• [Instructions for the task]:
Using the material below, repeat exactly the lines from the one with "Convert this chart to Altair code." through the one with "lin_hi90 = [0.442, 0.299, 0.310, 0.178, 0.022, 0.164]", ends included, without any images.

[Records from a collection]
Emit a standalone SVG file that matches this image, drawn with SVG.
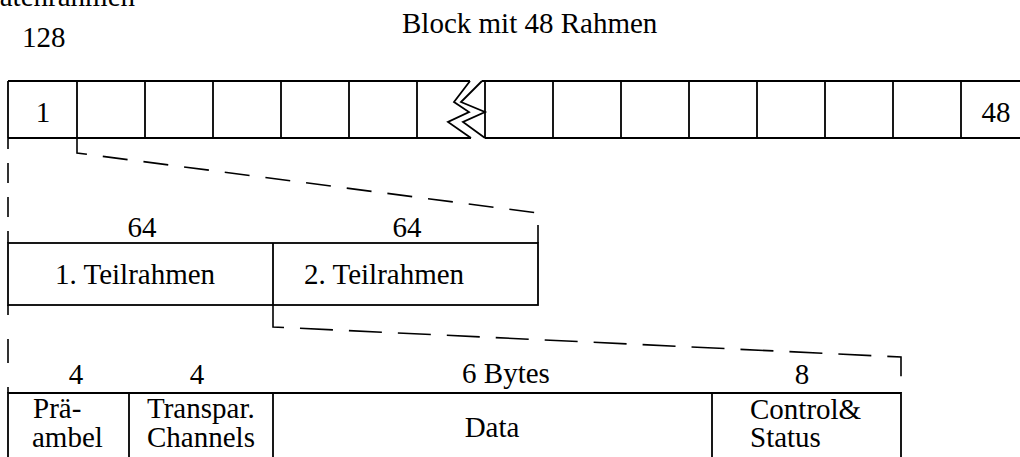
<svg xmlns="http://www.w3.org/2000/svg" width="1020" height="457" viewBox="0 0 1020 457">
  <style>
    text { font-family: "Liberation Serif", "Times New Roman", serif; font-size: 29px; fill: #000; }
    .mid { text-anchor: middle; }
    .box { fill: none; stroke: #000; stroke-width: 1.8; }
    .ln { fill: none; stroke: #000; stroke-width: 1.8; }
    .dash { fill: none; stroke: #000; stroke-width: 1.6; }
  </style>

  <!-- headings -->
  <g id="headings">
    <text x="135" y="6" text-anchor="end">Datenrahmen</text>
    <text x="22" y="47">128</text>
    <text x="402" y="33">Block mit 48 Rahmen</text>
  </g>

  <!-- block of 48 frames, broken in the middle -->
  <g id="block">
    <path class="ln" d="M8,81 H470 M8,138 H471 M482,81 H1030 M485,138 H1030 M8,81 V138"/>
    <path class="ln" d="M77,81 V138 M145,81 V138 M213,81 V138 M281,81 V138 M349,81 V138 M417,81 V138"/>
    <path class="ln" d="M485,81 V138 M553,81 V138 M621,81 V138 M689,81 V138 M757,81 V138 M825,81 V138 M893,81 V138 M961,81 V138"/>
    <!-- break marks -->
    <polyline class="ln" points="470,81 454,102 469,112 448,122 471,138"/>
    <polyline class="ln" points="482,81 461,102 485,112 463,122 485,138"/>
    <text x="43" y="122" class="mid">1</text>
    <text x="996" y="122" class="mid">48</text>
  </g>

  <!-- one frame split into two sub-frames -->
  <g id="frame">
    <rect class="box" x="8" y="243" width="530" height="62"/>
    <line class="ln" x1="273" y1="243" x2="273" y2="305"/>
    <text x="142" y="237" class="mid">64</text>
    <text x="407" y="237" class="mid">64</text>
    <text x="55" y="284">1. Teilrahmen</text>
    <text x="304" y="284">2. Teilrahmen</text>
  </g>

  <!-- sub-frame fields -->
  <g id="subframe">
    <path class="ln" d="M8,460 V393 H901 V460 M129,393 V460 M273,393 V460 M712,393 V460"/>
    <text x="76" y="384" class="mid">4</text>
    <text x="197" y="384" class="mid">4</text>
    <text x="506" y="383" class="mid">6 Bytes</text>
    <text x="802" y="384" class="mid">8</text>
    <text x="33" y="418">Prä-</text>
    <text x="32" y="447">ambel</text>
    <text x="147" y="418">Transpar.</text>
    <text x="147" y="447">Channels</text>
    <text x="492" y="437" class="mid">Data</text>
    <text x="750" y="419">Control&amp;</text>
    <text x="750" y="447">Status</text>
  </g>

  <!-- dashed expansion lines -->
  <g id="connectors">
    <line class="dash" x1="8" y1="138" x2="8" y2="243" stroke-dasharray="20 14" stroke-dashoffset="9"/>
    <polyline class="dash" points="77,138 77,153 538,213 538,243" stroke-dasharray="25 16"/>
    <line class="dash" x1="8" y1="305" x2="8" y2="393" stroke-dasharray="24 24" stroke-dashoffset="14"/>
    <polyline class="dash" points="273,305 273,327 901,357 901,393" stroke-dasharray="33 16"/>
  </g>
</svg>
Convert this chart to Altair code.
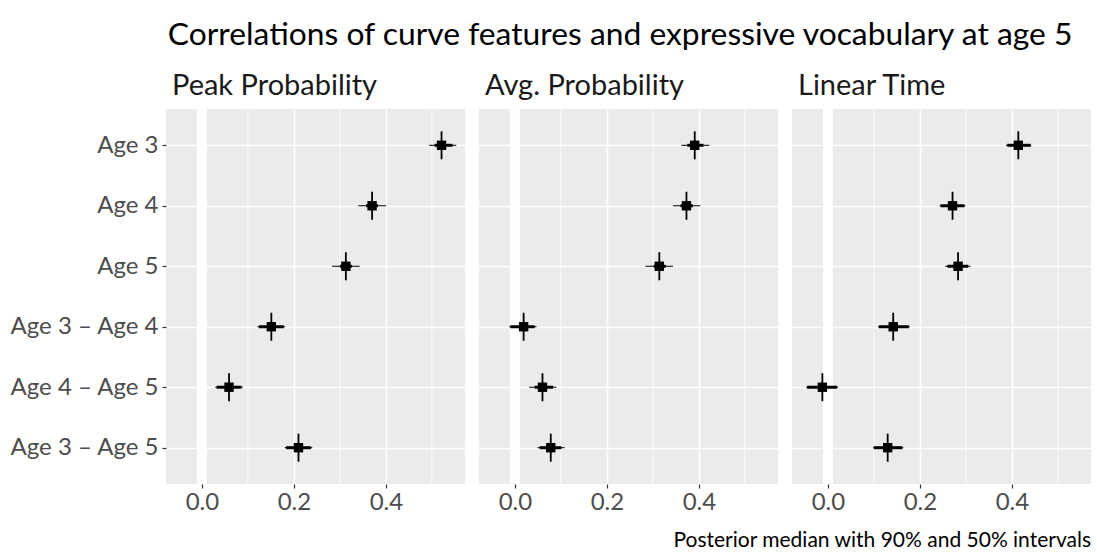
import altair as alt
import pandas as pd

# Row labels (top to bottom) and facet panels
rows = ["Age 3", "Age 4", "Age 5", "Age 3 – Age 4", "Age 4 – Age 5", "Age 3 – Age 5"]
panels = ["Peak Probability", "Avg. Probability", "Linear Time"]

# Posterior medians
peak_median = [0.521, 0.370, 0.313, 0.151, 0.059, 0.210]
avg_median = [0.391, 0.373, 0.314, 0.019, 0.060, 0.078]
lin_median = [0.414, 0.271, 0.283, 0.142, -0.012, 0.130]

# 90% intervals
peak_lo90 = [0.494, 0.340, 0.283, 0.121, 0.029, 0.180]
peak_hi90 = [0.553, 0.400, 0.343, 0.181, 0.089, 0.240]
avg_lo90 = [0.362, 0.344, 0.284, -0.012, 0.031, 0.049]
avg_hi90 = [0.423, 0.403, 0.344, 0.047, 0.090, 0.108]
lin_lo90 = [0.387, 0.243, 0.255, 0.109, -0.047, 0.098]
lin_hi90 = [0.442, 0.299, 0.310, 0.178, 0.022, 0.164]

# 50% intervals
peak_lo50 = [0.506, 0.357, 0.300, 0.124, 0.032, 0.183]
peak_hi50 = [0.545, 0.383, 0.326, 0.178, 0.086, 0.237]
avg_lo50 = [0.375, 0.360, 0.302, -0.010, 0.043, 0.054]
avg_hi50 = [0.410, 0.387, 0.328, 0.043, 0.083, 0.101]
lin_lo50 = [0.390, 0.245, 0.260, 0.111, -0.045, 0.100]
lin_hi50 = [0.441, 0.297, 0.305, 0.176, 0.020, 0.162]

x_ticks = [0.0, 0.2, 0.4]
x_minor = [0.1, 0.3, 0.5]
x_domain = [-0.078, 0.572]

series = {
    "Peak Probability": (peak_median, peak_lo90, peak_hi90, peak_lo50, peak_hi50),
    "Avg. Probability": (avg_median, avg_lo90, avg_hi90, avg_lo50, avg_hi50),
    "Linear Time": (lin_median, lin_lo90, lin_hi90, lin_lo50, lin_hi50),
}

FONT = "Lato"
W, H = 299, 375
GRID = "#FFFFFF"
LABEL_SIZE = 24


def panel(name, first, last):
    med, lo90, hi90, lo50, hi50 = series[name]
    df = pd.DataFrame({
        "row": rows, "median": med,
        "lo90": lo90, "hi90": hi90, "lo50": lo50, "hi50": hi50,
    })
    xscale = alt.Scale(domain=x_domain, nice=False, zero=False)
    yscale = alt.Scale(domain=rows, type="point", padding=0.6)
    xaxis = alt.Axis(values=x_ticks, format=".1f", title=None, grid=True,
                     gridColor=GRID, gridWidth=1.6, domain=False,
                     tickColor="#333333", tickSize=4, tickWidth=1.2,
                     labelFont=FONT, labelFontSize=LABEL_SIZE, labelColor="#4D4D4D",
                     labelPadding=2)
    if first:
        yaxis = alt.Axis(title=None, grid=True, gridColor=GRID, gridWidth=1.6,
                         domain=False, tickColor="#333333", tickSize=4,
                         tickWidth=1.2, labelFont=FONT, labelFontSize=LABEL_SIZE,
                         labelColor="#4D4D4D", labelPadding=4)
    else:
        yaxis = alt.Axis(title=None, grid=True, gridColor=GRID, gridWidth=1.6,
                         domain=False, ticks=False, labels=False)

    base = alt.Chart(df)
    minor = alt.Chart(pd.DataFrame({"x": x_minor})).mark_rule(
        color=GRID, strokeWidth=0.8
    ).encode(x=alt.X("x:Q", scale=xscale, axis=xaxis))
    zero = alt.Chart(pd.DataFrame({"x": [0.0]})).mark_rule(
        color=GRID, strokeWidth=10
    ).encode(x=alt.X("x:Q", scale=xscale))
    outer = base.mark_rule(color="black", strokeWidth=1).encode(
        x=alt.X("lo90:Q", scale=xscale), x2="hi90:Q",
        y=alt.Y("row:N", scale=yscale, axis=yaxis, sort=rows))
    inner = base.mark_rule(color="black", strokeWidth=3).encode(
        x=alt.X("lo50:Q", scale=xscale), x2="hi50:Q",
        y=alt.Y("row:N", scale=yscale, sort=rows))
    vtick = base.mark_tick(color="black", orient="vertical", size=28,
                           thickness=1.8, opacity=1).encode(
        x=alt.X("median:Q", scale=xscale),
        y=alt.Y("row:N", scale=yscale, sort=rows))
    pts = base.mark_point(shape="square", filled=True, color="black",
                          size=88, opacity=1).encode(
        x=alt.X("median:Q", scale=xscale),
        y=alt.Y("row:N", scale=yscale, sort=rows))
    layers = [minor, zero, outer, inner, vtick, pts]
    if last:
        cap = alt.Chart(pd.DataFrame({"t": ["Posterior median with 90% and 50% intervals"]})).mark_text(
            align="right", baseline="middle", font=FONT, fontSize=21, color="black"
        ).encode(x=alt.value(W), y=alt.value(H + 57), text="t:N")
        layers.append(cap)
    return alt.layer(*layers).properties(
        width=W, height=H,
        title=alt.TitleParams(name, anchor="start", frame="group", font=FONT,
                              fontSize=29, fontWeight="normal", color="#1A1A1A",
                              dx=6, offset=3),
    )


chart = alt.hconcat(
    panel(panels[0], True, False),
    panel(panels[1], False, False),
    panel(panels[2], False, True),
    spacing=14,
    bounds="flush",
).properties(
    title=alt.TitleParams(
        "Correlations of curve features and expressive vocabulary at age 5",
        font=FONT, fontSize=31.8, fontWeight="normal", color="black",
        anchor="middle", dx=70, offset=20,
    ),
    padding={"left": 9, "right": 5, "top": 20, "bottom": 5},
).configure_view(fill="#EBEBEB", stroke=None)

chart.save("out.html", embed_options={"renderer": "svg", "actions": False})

• [Worked answer]:
Convert this chart to Altair code.
import altair as alt
import pandas as pd

# Row labels (top to bottom) and facet panels
rows = ["Age 3", "Age 4", "Age 5", "Age 3 – Age 4", "Age 4 – Age 5", "Age 3 – Age 5"]
panels = ["Peak Probability", "Avg. Probability", "Linear Time"]

# Posterior medians
peak_median = [0.521, 0.370, 0.313, 0.151, 0.059, 0.210]
avg_median = [0.391, 0.373, 0.314, 0.019, 0.060, 0.078]
lin_median = [0.414, 0.271, 0.283, 0.142, -0.012, 0.130]

# 90% intervals
peak_lo90 = [0.494, 0.340, 0.283, 0.121, 0.029, 0.180]
peak_hi90 = [0.553, 0.400, 0.343, 0.181, 0.089, 0.240]
avg_lo90 = [0.362, 0.344, 0.284, -0.012, 0.031, 0.049]
avg_hi90 = [0.423, 0.403, 0.344, 0.047, 0.090, 0.108]
lin_lo90 = [0.387, 0.243, 0.255, 0.109, -0.047, 0.098]
lin_hi90 = [0.442, 0.299, 0.310, 0.178, 0.022, 0.164]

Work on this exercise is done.